Regardless of the savings Dr. Gratto created in the district, Chris Tice was also perplexed by the size of Dr. Gratto’s raise given the state of the economy.
“As a parent and taxpayer, overall I am happy with Dr. Gratto. I think he was a good addition to the school … but I do think his increase should reflect the economic times and an increase of over 13 percent doesn’t seem rational. I am confused by it because Dr. Gratto and the board have been asking district employees to be conservative with their increases,” remarked Tice.
According to Eileen Kochanasz, president of the Teacher’s Association of Sag Harbor, when the school board began negotiating teacher’s contracts last year, the board often claimed the economic pressures on the district and the national economic climate didn’t make it sustainable for them to give the full percentage of a raise that the teachers were asking for.
“I don’t begrudge Dr. Gratto his appropriate salary … but TASH is troubled. We are not so troubled about that being the going rate for his salary, but for the board to cry economy and then offer a 13.5 percent raise,” stated Kochanasz. “The teachers are asking for the average [salary].”
Wilcoxen said Dr. Gratto’s raise and the teachers’ contracts are two separate issues, as the board must negotiate with a union to agree on a raise for teachers. He added that whereas Dr. Gratto was judged on his specific performance, teacher raises are agreed upon with the union for all teachers and not based on specific teacher’s performance. Of the current economy climate, Wilcoxen also divided the issues.
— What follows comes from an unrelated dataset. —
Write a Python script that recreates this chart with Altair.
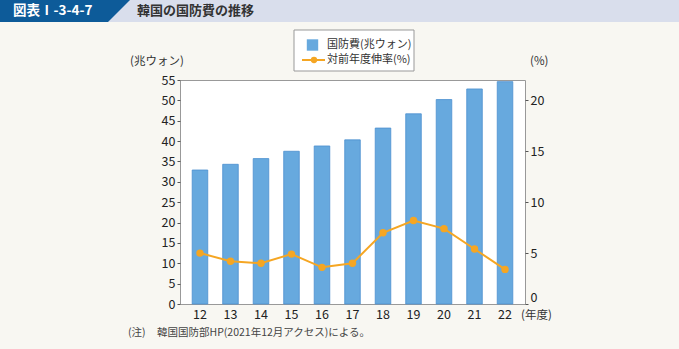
import altair as alt
import pandas as pd

years = ["12", "13", "14", "15", "16", "17", "18", "19", "20", "21", "22"]
budget = [32.9, 34.3, 35.7, 37.5, 38.8, 40.3, 43.2, 46.7, 50.2, 52.8, 54.6]
growth = [5.0, 4.2, 4.0, 4.9, 3.6, 4.0, 7.0, 8.2, 7.4, 5.4, 3.4]

left_ticks = list(range(0, 60, 5))
right_ticks = [0, 5, 10, 15, 20]

header_id = "図表Ⅰ-3-4-7"
header_title = "韓国の国防費の推移"
legend_bar = "国防費(兆ウォン)"
legend_line = "対前年度伸率(%)"
left_unit = "(兆ウォン)"
right_unit = "(%)"
x_unit = "(年度)"
note_head = "(注)"
note_body = "韓国国防部HP(2021年12月アクセス)による。"

FONT = "Noto Sans CJK JP"
BAR = "#67a9de"
BAR_STROKE = "#4b8fcf"
ORANGE = "#f5a623"

df = pd.DataFrame({"year": years, "budget": budget, "growth": growth})
one = alt.Data(values=[{"a": 1}])

xenc = alt.X("year:N", sort=years,
             scale=alt.Scale(paddingInner=0.49, paddingOuter=0.4),
             axis=alt.Axis(title=None, labelAngle=0, ticks=False, domain=False,
                           labelFontSize=12.5, labelColor="#222", labelFont=FONT,
                           labelPadding=4))

bars = alt.Chart(df).mark_bar(color=BAR, stroke=BAR_STROKE, strokeWidth=0.8).encode(
    x=xenc,
    y=alt.Y("budget:Q", scale=alt.Scale(domain=[0, 55], nice=False),
            axis=alt.Axis(title=None, values=left_ticks, grid=False, domain=False,
                          tickSize=3, tickColor="#555", labelFontSize=12.5,
                          labelColor="#222", labelFont=FONT, labelPadding=2)),
)

line = alt.Chart(df).mark_line(
    color=ORANGE, strokeWidth=2,
    point=alt.OverlayMarkDef(color=ORANGE, filled=True, size=55, opacity=1),
).encode(
    x=alt.X("year:N", sort=years),
    y=alt.Y("growth:Q", scale=alt.Scale(domain=[0, 22], nice=False),
            axis=alt.Axis(title=None, orient="right", values=right_ticks, grid=False,
                          domain=False, tickSize=3, tickColor="#555",
                          labelFontSize=12.5, labelColor="#222", labelFont=FONT,
                          labelPadding=2,
                          labelBaseline={"condition": {"test": "datum.value === 0",
                                                       "value": "bottom"},
                                         "value": "middle"})),
)


def rect(x, x2, y, y2, fill, stroke=None):
    kw = dict(fill=fill)
    if stroke:
        kw.update(stroke=stroke, strokeWidth=1)
    return alt.Chart(one).mark_rect(**kw).encode(
        x=alt.value(x), x2=alt.value(x2), y=alt.value(y), y2=alt.value(y2))


def txt(s, x, y, size=11, color="#333", weight="normal", align="left"):
    return alt.Chart(one).mark_text(text=s, font=FONT, fontSize=size, color=color,
                                    fontWeight=weight, align=align,
                                    baseline="middle").encode(
        x=alt.value(x), y=alt.value(y))


header_bg = rect(-180, 499, -80, -58, "#d9deec")
header_blue = rect(-180, -72, -80, -58, "#0d5b99")
header_tri = alt.Chart(one).mark_point(
    shape="M-1,-1 L1,-1 L-1,1 Z", filled=True, color="#0d5b99", opacity=1,
    size=22 * 22, strokeWidth=0).encode(x=alt.value(-61), y=alt.value(-69))
header_t1 = txt(header_id, -167, -69, size=13.5, color="white", weight="bold")
header_t2 = txt(header_title, -43, -69, size=13, color="#333", weight="bold")

leg_box = rect(114, 234, -50, -9, "white", stroke="#999")
leg_sq = alt.Chart(one).mark_square(color=BAR, opacity=1, size=130).encode(
    x=alt.value(132.5), y=alt.value(-35))
leg_ln = alt.Chart(one).mark_rule(color=ORANGE, strokeWidth=2).encode(
    x=alt.value(122), x2=alt.value(145), y=alt.value(-20))
leg_pt = alt.Chart(one).mark_circle(color=ORANGE, opacity=1, size=40).encode(
    x=alt.value(134), y=alt.value(-20))
leg_t1 = txt(legend_bar, 147, -35, size=11, color="#333")
leg_t2 = txt(legend_line, 147, -20, size=11, color="#333")

t_left = txt(left_unit, -50, -18, size=11.5, color="#333")
t_right = txt(right_unit, 350, -18, size=11.5, color="#333")
t_x = txt(x_unit, 341, 236, size=11.5, color="#333")
t_note1 = txt(note_head, -52, 253, size=10.5, color="#444")
t_note2 = txt(note_body, -23, 253, size=10.5, color="#444")

chart = alt.layer(
    bars, line,
    header_bg, header_blue, header_tri, header_t1, header_t2,
    leg_box, leg_sq, leg_ln, leg_pt, leg_t1, leg_t2,
    t_left, t_right, t_x, t_note1, t_note2,
).resolve_scale(y="independent").properties(
    width=345, height=224,
    autosize=alt.AutoSizeParams(type="none"),
    padding={"left": 180, "top": 80, "right": 154, "bottom": 45},
    background="#f8f7f2",
).configure_view(fill="white", stroke="#999", strokeWidth=1)

chart.save("out.html", embed_options={"renderer": "svg", "actions": False})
“We live in a system were there are many different levels of socio-economic conditions … I have to think about his position and what other people get in that position,” said Wilcoxen, adding that offering a competitive salary will help retain Dr. Gratto within the school district. “We do have to think about what we have to pay to get someone of quality.”
Members of the public, however, not only felt that Dr. Gratto’s raise was high given the economy, but felt the board could have been more forthcoming in releasing his salary increase figures and facilitating a dialogue about it at the June 22 meeting.
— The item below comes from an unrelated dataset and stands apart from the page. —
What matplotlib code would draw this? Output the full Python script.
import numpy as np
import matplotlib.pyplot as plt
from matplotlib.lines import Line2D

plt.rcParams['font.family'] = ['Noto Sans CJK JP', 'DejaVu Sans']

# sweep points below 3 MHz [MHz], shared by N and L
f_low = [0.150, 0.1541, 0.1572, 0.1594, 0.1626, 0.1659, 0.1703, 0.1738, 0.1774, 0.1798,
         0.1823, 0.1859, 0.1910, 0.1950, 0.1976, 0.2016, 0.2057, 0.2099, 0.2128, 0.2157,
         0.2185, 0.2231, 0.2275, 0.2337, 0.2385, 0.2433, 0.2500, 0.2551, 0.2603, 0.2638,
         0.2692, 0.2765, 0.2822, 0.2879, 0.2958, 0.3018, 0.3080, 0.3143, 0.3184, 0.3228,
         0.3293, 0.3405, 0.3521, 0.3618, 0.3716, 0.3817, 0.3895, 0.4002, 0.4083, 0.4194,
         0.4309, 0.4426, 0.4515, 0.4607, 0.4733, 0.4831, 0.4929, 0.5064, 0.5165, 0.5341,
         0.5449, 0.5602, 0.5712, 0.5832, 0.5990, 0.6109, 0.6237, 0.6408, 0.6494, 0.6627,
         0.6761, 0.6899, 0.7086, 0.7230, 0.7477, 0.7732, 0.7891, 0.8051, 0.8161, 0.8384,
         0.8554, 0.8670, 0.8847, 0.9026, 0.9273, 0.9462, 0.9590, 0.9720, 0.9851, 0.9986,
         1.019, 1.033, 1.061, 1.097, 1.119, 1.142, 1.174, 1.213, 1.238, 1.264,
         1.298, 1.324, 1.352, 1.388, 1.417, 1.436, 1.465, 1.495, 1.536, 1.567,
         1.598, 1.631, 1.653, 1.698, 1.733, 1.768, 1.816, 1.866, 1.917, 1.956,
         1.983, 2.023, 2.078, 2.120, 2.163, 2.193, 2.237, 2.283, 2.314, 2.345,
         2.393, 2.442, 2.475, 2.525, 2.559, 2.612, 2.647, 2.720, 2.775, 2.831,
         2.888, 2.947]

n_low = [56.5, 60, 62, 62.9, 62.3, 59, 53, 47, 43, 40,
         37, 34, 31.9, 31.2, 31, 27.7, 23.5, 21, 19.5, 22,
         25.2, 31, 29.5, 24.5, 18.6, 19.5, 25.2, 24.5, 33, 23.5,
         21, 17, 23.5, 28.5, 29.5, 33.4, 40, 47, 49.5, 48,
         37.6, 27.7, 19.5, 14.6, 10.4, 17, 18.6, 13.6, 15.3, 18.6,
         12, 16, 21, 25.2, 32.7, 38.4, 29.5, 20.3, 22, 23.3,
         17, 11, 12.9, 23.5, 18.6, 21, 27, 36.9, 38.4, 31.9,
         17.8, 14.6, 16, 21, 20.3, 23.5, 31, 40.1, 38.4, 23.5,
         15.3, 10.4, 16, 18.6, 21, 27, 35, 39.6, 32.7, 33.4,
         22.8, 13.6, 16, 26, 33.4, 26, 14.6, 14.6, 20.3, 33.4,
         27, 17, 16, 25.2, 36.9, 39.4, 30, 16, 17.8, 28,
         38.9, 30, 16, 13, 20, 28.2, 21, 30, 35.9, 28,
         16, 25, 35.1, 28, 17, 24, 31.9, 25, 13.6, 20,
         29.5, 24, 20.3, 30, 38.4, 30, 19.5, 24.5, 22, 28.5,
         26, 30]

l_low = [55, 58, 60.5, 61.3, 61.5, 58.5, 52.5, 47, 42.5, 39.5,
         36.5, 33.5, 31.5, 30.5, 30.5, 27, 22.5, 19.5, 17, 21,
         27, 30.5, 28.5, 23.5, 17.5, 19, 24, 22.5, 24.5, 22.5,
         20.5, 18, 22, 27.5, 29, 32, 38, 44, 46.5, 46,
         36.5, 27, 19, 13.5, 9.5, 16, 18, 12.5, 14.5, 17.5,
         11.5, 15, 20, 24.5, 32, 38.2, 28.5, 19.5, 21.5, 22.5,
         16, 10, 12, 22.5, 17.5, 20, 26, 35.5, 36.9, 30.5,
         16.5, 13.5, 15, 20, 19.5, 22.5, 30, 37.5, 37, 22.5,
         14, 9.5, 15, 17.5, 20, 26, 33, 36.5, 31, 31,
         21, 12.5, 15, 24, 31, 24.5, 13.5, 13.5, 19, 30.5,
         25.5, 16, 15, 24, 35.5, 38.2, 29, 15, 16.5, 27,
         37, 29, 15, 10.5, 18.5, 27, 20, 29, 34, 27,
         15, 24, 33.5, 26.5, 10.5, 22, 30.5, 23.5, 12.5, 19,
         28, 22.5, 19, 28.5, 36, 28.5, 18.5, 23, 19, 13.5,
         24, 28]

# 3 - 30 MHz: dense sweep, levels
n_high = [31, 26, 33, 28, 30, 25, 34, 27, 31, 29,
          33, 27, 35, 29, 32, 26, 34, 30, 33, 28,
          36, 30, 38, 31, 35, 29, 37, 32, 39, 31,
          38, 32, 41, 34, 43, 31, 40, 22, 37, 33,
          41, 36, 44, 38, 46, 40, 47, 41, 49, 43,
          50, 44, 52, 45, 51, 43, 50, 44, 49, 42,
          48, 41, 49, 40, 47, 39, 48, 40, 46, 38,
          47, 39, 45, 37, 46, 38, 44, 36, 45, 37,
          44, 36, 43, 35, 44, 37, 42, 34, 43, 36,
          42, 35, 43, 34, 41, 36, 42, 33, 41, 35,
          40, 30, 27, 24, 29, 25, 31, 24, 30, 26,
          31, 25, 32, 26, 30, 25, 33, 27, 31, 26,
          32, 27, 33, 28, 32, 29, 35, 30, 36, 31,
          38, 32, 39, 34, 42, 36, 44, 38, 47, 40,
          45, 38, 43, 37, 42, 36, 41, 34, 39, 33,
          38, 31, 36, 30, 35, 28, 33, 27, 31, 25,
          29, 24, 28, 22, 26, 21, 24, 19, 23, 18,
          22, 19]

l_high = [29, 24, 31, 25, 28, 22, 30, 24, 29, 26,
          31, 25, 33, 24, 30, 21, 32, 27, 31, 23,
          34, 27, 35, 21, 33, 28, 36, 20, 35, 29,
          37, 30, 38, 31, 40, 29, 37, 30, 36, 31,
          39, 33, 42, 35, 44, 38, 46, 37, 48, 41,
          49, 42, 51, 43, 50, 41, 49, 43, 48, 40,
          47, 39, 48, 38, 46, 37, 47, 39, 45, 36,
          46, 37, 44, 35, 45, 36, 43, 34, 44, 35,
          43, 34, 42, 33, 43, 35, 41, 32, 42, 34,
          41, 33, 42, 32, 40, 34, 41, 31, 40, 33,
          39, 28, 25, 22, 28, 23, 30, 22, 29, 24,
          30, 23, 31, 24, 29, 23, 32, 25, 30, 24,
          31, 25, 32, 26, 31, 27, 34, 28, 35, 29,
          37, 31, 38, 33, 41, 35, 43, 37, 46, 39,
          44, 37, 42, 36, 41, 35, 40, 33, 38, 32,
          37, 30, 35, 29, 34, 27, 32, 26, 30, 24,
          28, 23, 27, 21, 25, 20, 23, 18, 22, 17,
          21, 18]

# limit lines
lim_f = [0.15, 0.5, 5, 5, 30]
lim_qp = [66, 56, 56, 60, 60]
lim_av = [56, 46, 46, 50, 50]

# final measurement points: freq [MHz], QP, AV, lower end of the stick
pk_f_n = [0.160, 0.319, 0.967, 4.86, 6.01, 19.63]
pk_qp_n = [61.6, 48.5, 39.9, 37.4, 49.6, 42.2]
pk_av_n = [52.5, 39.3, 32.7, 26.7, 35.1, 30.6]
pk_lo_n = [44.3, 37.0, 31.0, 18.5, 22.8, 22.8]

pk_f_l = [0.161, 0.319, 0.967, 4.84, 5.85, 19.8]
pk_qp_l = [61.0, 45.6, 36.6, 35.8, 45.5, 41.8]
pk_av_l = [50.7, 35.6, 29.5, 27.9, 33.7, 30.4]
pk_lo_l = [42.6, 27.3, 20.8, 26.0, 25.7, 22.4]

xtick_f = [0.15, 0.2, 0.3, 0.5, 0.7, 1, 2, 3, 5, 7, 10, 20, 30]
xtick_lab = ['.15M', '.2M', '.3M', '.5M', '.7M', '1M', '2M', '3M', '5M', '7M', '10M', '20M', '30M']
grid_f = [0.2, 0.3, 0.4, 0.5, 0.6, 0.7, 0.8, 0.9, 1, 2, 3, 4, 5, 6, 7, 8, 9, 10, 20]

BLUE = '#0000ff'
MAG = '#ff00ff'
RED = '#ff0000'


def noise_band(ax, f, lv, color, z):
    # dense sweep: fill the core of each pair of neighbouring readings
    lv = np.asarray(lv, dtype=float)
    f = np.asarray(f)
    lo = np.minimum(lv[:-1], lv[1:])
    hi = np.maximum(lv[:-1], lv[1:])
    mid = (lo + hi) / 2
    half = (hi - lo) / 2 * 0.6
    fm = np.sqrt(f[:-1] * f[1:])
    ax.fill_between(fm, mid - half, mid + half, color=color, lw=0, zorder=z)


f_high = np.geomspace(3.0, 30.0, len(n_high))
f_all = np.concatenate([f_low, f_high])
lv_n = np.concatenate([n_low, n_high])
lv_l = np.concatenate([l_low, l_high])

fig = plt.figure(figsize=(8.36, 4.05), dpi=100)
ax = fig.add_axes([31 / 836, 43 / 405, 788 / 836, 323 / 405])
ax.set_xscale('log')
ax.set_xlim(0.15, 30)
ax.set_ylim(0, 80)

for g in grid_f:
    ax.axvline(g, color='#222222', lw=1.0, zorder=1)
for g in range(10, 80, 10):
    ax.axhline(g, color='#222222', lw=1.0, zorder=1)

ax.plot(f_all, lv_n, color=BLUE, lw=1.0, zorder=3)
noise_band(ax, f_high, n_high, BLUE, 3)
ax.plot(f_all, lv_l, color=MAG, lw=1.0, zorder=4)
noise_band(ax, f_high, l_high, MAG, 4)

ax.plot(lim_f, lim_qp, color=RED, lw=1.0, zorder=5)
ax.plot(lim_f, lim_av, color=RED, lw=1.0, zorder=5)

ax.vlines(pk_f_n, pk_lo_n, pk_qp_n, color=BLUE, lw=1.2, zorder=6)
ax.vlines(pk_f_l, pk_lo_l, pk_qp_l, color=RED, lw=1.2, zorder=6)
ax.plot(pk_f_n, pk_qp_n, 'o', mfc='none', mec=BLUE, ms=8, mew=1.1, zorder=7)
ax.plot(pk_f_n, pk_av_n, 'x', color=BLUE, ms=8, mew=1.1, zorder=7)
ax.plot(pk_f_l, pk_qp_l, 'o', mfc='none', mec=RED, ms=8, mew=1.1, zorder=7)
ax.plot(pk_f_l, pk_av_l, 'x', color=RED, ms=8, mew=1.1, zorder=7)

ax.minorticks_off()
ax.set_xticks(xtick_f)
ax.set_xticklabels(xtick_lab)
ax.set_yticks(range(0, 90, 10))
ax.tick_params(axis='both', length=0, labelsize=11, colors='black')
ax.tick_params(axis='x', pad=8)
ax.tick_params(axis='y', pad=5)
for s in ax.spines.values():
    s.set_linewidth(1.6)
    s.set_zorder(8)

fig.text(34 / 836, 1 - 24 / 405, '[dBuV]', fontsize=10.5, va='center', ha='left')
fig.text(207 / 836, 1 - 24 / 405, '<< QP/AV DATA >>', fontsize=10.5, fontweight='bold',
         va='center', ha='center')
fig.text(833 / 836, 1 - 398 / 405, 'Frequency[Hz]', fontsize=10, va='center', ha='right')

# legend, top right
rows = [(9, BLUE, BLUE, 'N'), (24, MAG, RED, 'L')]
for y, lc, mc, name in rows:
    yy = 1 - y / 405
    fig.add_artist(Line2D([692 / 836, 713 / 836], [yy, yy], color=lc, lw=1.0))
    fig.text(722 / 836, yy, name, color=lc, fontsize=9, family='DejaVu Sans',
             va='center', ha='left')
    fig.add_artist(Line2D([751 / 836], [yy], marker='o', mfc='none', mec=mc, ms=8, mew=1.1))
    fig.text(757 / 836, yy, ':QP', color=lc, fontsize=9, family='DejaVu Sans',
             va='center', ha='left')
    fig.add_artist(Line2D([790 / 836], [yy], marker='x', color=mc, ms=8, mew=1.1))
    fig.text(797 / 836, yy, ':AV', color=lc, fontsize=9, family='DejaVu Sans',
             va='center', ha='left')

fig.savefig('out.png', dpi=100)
At the meeting, the resolution to amend Dr. Gratto’s contract, and thus give him a raise, was passed, but the exact salary increase wasn’t printed on the agenda and at the close of the meeting Walter Tice inquired about the legality of this. Dr. Gratto said he spoke with the school district attorney Tom Volz the day after the meeting, who said that the school wasn’t required by law to put these numbers on the agenda.
“In my experience, amendments to contracts, [for salary and/or other contract changes], are typically not published. I thought that is pretty standard,” recalled Dr. Gratto.
Even though the board was complying with the law, some audience members wished the figures were printed on the agenda to help begin a dialogue.
“Even after I raised the question [about publishing the salary increase on the agenda]. The board didn’t issue a public announcement saying, ‘We have given a raise and here are the reasons why.’ It seems to go against their promises of openness,” said Walter Tice.
“I was baffled that they choose not to share and disclose [the information]. It seemed to fly in the face of the board’s ongoing mission of transparency,” added Chris Tice.
Wilcoxen, however, contends that both the amendment to Dr. Gratto’s contract and his original contract are available to the public at the school clerk’s office. He said that he believed the next board meeting, to be held on Monday, July 13, offered a better opportunity to speak with the public about the issue, as the full board will be in attendance whereas on June 22 one board member was absent and Wilcoxen had to leave the meeting early.
Wilcoxen added that the salary increase would be discussed at next Monday’s board of education meeting.